Gov. Jeff Colyer issued a disaster declaration for three wildfires currently burning in central Kansas.
State officials announced that Rice County officials have asked for help from the Kansas National Guard to fight the fires. Colyer says the Guard will be sending helicopters to the area to help with the effort.
The National Weather Service says one fire about 10 miles southeast of Lyons. The number of acres burning was not immediately available.
The Adjunct General’s office says in a news release one fire has entered McPherson County and other counties have reported fires.
The State Emergency Operations Center in Topeka has been activated to help coordinate the firefighting efforts.
Most of Kansas is under high fire danger warnings because of dry conditions and strong wind.
‘Sitting on a Powder Keg’
Rural Nebraska also is under serious threat of wildfires. A fire chief who says southwestern Nebraska’s Red Willow County is “sitting on a powder keg” has barred outdoor burning of any kind and is refusing to issue any burn permits.

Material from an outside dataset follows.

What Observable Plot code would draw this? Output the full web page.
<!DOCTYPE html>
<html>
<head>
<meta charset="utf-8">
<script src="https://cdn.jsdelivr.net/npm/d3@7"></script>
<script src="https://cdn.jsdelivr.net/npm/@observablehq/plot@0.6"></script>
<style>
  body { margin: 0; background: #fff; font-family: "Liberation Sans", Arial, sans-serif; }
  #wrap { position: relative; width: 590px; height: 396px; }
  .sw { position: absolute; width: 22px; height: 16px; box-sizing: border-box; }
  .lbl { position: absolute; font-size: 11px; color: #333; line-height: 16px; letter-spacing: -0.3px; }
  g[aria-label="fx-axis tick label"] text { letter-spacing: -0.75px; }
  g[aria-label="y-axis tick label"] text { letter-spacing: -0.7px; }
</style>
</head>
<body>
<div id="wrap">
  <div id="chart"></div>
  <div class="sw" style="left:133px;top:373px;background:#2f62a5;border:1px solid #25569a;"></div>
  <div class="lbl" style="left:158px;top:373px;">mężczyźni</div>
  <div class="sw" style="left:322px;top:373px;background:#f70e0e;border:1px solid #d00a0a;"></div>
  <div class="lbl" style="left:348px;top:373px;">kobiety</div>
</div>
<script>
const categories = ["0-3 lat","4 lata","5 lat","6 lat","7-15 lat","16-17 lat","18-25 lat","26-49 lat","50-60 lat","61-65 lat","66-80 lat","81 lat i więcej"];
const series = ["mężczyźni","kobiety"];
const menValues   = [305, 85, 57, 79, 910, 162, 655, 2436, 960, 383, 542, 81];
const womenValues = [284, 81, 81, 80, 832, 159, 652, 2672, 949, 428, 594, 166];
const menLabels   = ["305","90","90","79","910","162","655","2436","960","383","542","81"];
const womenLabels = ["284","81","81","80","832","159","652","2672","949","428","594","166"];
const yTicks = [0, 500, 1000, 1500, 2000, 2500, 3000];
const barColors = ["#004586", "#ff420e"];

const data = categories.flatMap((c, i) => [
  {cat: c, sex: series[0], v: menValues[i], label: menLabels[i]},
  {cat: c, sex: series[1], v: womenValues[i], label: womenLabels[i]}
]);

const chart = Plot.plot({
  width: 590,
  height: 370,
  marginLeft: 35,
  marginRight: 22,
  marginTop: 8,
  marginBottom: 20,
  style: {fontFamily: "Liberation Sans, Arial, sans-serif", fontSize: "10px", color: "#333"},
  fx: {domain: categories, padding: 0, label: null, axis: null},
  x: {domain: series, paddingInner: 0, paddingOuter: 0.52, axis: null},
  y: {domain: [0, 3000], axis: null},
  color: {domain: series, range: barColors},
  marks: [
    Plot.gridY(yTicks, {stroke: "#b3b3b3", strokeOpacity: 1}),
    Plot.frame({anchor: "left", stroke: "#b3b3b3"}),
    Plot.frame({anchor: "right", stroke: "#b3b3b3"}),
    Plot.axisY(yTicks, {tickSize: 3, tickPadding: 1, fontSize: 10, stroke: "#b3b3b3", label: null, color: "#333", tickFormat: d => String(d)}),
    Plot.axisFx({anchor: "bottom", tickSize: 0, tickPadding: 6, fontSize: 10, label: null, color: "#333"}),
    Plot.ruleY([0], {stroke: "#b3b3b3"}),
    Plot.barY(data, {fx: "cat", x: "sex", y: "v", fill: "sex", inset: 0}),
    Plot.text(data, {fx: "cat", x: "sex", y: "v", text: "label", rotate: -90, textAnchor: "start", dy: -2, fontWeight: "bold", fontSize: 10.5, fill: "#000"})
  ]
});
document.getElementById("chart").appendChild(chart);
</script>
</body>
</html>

Red Willow Western fire chief Bill Elliott told the McCook Gazette that firefighters have been busy because it’s very dry in the area and conditions aren’t expected to improve anytime soon.
He advises landowners to closely monitor anything they’ve burned lately because embers can rekindle in a breeze.
The fires “are coming too fast and furious,” he said.
Red Willow Western firefighters have dealt with multiple fires in the past month, including one that was rekindled from a permitted burn on Valentine’s Day, Elliott said.
Another fire last week, which was caused by an electrical short, burned one house and injured a man. That blaze forced a large portion of McCook to be evacuated as firefighters throughout the area fought the blaze that was spreading quickly through dry grass.
Despite the strain of repeated fires, the Red Willow crew is doing well, Elliott said.
“I’m proud of them,” he said.
Red Willow Western has also received help from other area departments, which has helped with the challenging number of fires, Elliott said.
“That’s what fire departments do. They help each other,” he said.
Firefighters from Keystone, Lemoyne, Ogallala, Wallace, Imperial and Grant recently came to the department’s aid.
“They brought six trucks and two command vehicles, and stayed all night,” Elliott said. “They were a real salvation. We were beat. We felt so blessed to have their help.”